Several studies have reported that Bacillus strains can be used as biocontrol agents and plant growth promoting inoculants [1, 19, 28, 36, 46]. The antagonistic capabilities of B. licheniformis, B. subtilis, B. pumilis, and B. cereus have been demonstrated by several workers [19, 31, 42, 45]. The highest IAA production was recorded for PB-35 (p < 0.05; 29 ± 0.63 μg ml−1) on the 6th day. Isolate PB-35(R11) produced the highest amount of chitinase in minimal broth supplemented with chitin, and the maximum chitinase production (74.49 ± 0.70 units mg−1 protein) was recorded after 9 days of inoculation in minimal media (Table 2).

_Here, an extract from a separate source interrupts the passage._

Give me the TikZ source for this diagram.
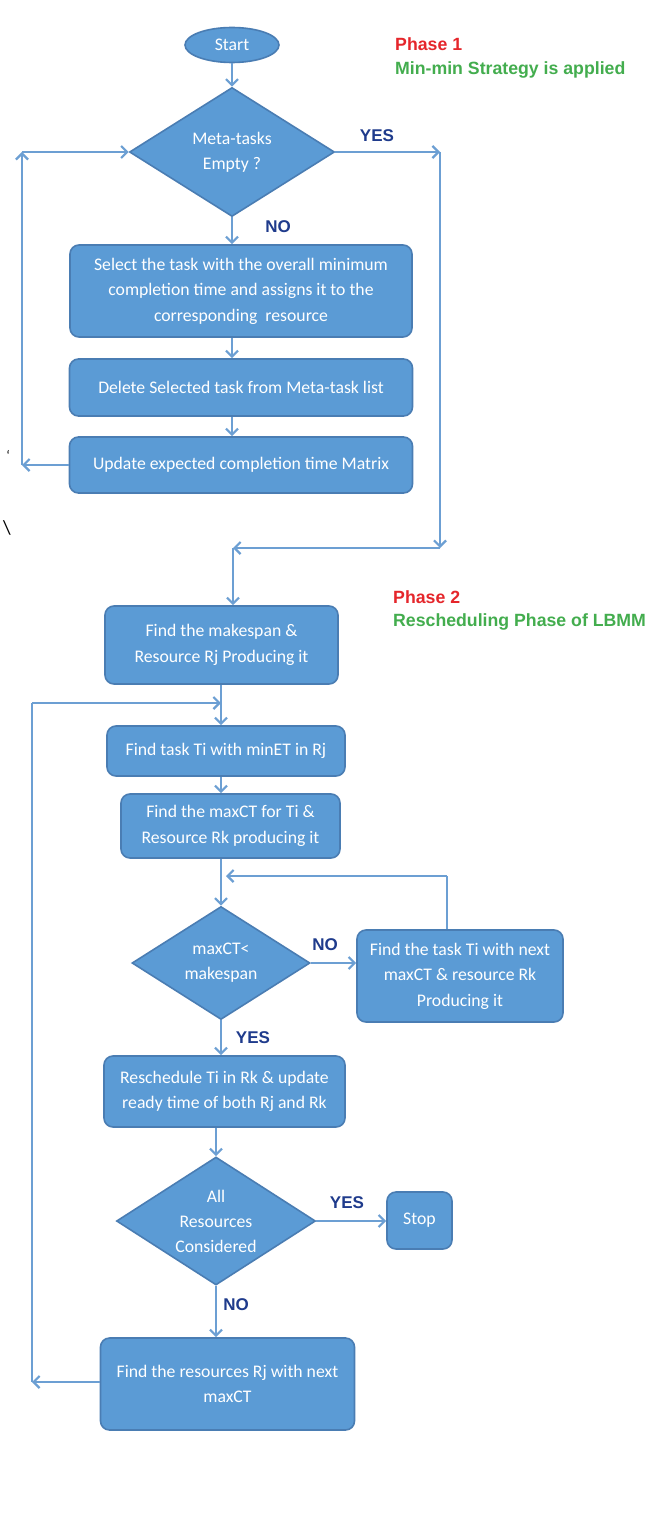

Greenhouse data of plant growth showed high chlorophyll content when using seeds treated with 70 units mg−1 B. mojavensis, which is positively related to plant growth because the rate of photosynthesis and the healthy of the plant canopy is based on chlorophyll [24]. The results for the the nodule number, root length, shoot length, fresh weight, and dry weight in the pot assay showed the effectiveness of PB-35(R11) for reduction of the severity of the disease caused by R. solani (Table 3).

5 Conclusions

A total of 95 bacterial strains were isolated from the rhizosphere of soybean plants and screened in vitro for their antagonistic potential against the most common soil pathogenic fungus R. solani. Among them, PB-35(R11) was found to be the best antagonist. Furthermore, the interaction between PB-35(R11) and R. solani was visualized by phase-contrast microscopy and SEM. The results of 16S rRNA gene analysis and in silico nucleotide similarity search identified it as B. mojavensis. Furthermore, experiments were performed using B. mojavensis PB-35(R11) isolates to determine their PGP potential in terms of phosphate solubilization, siderophore production, nitrogen-fixation activity, ammonia production, IAA production, HCN production, and chitinase production. FTIR analysis of crude extracts of PB35(R11) revealed the presence of various active metabolites and enzymes. Overall, the results of this study identify B. mojavensis PB-35(R11) as the best and most potent antagonistic strain, giving the optimum results. Thus, the PB-35(R11) strain possesses several key plant growth promoting characteristics and could be used as an important element in management of damping-off disease in soybean, as it is environmentally safe with no human health hazards, and economically favorable for farmers in comparison with synthetic chemicals. However, the success of biological approaches to control plant diseases and enhance plant growth depends upon their performance in field conditions. This prominent antagonistic bacterium is the leading candidate for further investigation into biological control of the R. solani pathogen.